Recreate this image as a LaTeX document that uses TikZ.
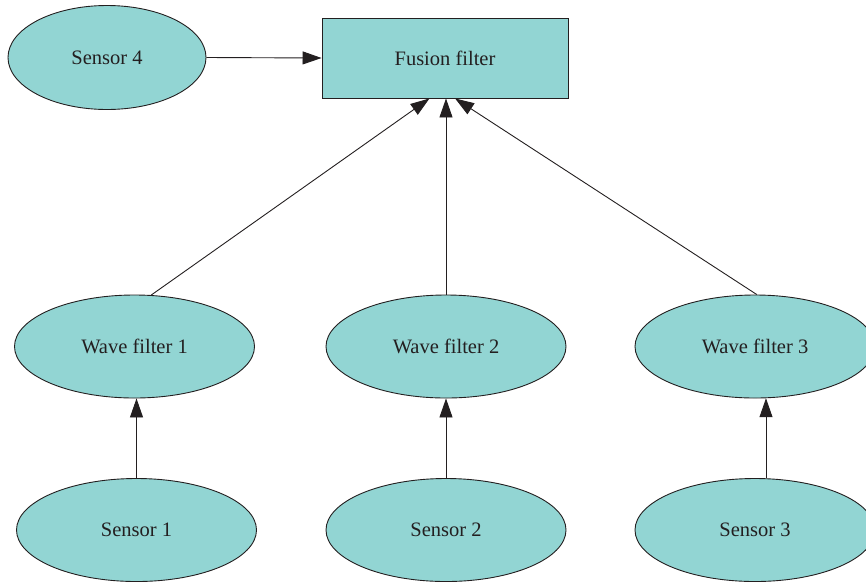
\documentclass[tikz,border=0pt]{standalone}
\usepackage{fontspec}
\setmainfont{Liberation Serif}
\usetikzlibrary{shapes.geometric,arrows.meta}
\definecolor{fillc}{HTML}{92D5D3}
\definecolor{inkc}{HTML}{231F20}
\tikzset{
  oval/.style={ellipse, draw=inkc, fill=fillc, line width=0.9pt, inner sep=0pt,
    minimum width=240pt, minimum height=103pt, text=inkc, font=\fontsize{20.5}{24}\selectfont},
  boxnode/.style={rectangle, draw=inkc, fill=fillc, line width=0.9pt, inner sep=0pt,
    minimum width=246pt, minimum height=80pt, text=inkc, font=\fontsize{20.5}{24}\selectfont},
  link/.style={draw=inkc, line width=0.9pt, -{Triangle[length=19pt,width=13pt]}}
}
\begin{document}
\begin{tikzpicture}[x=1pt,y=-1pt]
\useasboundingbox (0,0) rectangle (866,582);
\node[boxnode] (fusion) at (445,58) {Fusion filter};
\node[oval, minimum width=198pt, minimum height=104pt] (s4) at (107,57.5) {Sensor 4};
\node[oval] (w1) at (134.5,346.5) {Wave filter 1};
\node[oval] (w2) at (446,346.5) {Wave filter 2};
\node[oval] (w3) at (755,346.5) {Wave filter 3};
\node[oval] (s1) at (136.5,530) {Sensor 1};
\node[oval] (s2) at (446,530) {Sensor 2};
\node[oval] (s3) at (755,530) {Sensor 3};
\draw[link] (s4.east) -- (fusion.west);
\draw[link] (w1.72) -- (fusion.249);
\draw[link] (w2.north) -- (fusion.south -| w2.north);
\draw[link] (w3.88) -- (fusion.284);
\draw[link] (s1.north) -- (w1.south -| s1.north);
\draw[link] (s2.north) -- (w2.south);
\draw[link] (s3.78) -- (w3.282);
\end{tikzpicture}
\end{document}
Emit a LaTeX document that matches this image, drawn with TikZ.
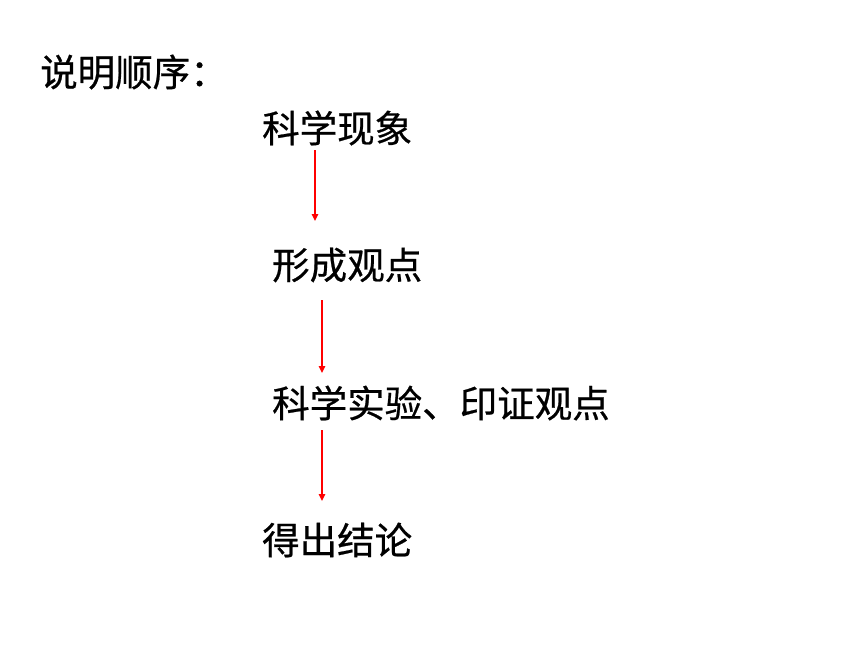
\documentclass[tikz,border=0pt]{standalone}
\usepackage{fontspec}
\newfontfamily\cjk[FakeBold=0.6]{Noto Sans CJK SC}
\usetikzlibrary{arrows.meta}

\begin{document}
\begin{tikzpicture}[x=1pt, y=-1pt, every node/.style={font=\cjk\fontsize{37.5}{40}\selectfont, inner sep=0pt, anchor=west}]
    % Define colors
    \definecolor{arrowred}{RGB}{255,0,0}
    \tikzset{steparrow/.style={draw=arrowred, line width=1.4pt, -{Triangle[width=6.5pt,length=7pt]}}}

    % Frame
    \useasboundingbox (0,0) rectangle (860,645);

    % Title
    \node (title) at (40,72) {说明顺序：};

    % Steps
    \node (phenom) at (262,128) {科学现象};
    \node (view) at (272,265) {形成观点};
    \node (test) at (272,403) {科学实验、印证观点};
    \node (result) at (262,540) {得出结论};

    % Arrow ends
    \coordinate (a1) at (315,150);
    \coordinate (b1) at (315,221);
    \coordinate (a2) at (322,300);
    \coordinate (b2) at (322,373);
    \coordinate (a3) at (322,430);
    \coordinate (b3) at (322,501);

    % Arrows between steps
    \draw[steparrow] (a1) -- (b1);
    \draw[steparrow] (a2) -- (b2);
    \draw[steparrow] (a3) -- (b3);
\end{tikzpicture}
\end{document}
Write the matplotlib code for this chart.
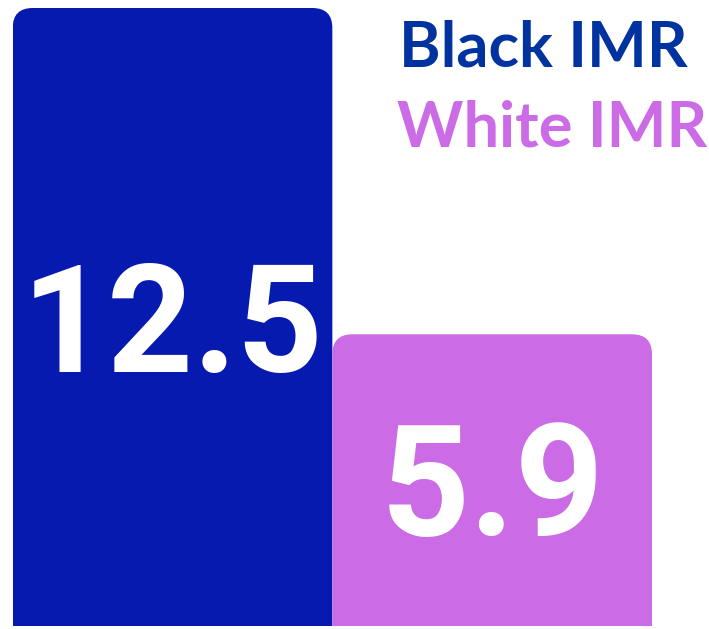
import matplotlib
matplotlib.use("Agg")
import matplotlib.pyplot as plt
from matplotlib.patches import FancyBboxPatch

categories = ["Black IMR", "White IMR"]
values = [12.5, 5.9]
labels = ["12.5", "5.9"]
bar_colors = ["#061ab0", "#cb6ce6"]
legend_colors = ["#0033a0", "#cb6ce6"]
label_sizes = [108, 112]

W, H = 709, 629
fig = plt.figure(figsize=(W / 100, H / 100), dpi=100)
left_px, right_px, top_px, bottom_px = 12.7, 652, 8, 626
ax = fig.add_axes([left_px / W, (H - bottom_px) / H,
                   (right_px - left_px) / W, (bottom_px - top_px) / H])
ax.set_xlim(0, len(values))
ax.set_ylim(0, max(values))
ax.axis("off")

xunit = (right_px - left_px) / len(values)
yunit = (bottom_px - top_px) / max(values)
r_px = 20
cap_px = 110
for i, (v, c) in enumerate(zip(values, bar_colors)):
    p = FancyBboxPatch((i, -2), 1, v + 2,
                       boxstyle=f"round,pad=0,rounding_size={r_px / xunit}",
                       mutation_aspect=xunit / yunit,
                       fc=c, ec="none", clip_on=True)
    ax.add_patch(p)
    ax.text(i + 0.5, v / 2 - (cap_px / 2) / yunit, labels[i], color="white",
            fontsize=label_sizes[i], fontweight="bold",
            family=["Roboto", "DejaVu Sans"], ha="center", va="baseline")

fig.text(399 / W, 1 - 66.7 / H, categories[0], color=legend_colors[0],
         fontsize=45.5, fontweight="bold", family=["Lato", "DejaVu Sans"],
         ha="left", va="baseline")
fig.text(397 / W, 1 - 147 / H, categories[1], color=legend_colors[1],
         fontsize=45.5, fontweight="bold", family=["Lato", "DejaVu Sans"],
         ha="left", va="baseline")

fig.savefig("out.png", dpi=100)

§

Exercise directions: Copy the records exactly as they appear, excluding images.

Task output:
Recreate this image as a LaTeX document that uses TikZ.
\documentclass[tikz,border=0pt]{standalone}
\usepackage{fontspec}
\setmainfont{Liberation Serif}
\usetikzlibrary{shapes.geometric,arrows.meta}
\definecolor{fillc}{HTML}{92D5D3}
\definecolor{inkc}{HTML}{231F20}
\tikzset{
  oval/.style={ellipse, draw=inkc, fill=fillc, line width=0.9pt, inner sep=0pt,
    minimum width=240pt, minimum height=103pt, text=inkc, font=\fontsize{20.5}{24}\selectfont},
  boxnode/.style={rectangle, draw=inkc, fill=fillc, line width=0.9pt, inner sep=0pt,
    minimum width=246pt, minimum height=80pt, text=inkc, font=\fontsize{20.5}{24}\selectfont},
  link/.style={draw=inkc, line width=0.9pt, -{Triangle[length=19pt,width=13pt]}}
}
\begin{document}
\begin{tikzpicture}[x=1pt,y=-1pt]
\useasboundingbox (0,0) rectangle (866,582);
\node[boxnode] (fusion) at (445,58) {Fusion filter};
\node[oval, minimum width=198pt, minimum height=104pt] (s4) at (107,57.5) {Sensor 4};
\node[oval] (w1) at (134.5,346.5) {Wave filter 1};
\node[oval] (w2) at (446,346.5) {Wave filter 2};
\node[oval] (w3) at (755,346.5) {Wave filter 3};
\node[oval] (s1) at (136.5,530) {Sensor 1};
\node[oval] (s2) at (446,530) {Sensor 2};
\node[oval] (s3) at (755,530) {Sensor 3};
\draw[link] (s4.east) -- (fusion.west);
\draw[link] (w1.72) -- (fusion.249);
\draw[link] (w2.north) -- (fusion.south -| w2.north);
\draw[link] (w3.88) -- (fusion.284);
\draw[link] (s1.north) -- (w1.south -| s1.north);
\draw[link] (s2.north) -- (w2.south);
\draw[link] (s3.78) -- (w3.282);
\end{tikzpicture}
\end{document}
Emit a LaTeX document that matches this image, drawn with TikZ.
\documentclass[tikz,border=0pt]{standalone}
\usepackage{fontspec}
\newfontfamily\cjk[FakeBold=0.6]{Noto Sans CJK SC}
\usetikzlibrary{arrows.meta}

\begin{document}
\begin{tikzpicture}[x=1pt, y=-1pt, every node/.style={font=\cjk\fontsize{37.5}{40}\selectfont, inner sep=0pt, anchor=west}]
    % Define colors
    \definecolor{arrowred}{RGB}{255,0,0}
    \tikzset{steparrow/.style={draw=arrowred, line width=1.4pt, -{Triangle[width=6.5pt,length=7pt]}}}

    % Frame
    \useasboundingbox (0,0) rectangle (860,645);

    % Title
    \node (title) at (40,72) {说明顺序：};

    % Steps
    \node (phenom) at (262,128) {科学现象};
    \node (view) at (272,265) {形成观点};
    \node (test) at (272,403) {科学实验、印证观点};
    \node (result) at (262,540) {得出结论};

    % Arrow ends
    \coordinate (a1) at (315,150);
    \coordinate (b1) at (315,221);
    \coordinate (a2) at (322,300);
    \coordinate (b2) at (322,373);
    \coordinate (a3) at (322,430);
    \coordinate (b3) at (322,501);

    % Arrows between steps
    \draw[steparrow] (a1) -- (b1);
    \draw[steparrow] (a2) -- (b2);
    \draw[steparrow] (a3) -- (b3);
\end{tikzpicture}
\end{document}
Write the matplotlib code for this chart.
import matplotlib
matplotlib.use("Agg")
import matplotlib.pyplot as plt
from matplotlib.patches import FancyBboxPatch

categories = ["Black IMR", "White IMR"]
values = [12.5, 5.9]
labels = ["12.5", "5.9"]
bar_colors = ["#061ab0", "#cb6ce6"]
legend_colors = ["#0033a0", "#cb6ce6"]
label_sizes = [108, 112]

W, H = 709, 629
fig = plt.figure(figsize=(W / 100, H / 100), dpi=100)
left_px, right_px, top_px, bottom_px = 12.7, 652, 8, 626
ax = fig.add_axes([left_px / W, (H - bottom_px) / H,
                   (right_px - left_px) / W, (bottom_px - top_px) / H])
ax.set_xlim(0, len(values))
ax.set_ylim(0, max(values))
ax.axis("off")

xunit = (right_px - left_px) / len(values)
yunit = (bottom_px - top_px) / max(values)
r_px = 20
cap_px = 110
for i, (v, c) in enumerate(zip(values, bar_colors)):
    p = FancyBboxPatch((i, -2), 1, v + 2,
                       boxstyle=f"round,pad=0,rounding_size={r_px / xunit}",
                       mutation_aspect=xunit / yunit,
                       fc=c, ec="none", clip_on=True)
    ax.add_patch(p)
    ax.text(i + 0.5, v / 2 - (cap_px / 2) / yunit, labels[i], color="white",
            fontsize=label_sizes[i], fontweight="bold",
            family=["Roboto", "DejaVu Sans"], ha="center", va="baseline")

fig.text(399 / W, 1 - 66.7 / H, categories[0], color=legend_colors[0],
         fontsize=45.5, fontweight="bold", family=["Lato", "DejaVu Sans"],
         ha="left", va="baseline")
fig.text(397 / W, 1 - 147 / H, categories[1], color=legend_colors[1],
         fontsize=45.5, fontweight="bold", family=["Lato", "DejaVu Sans"],
         ha="left", va="baseline")

fig.savefig("out.png", dpi=100)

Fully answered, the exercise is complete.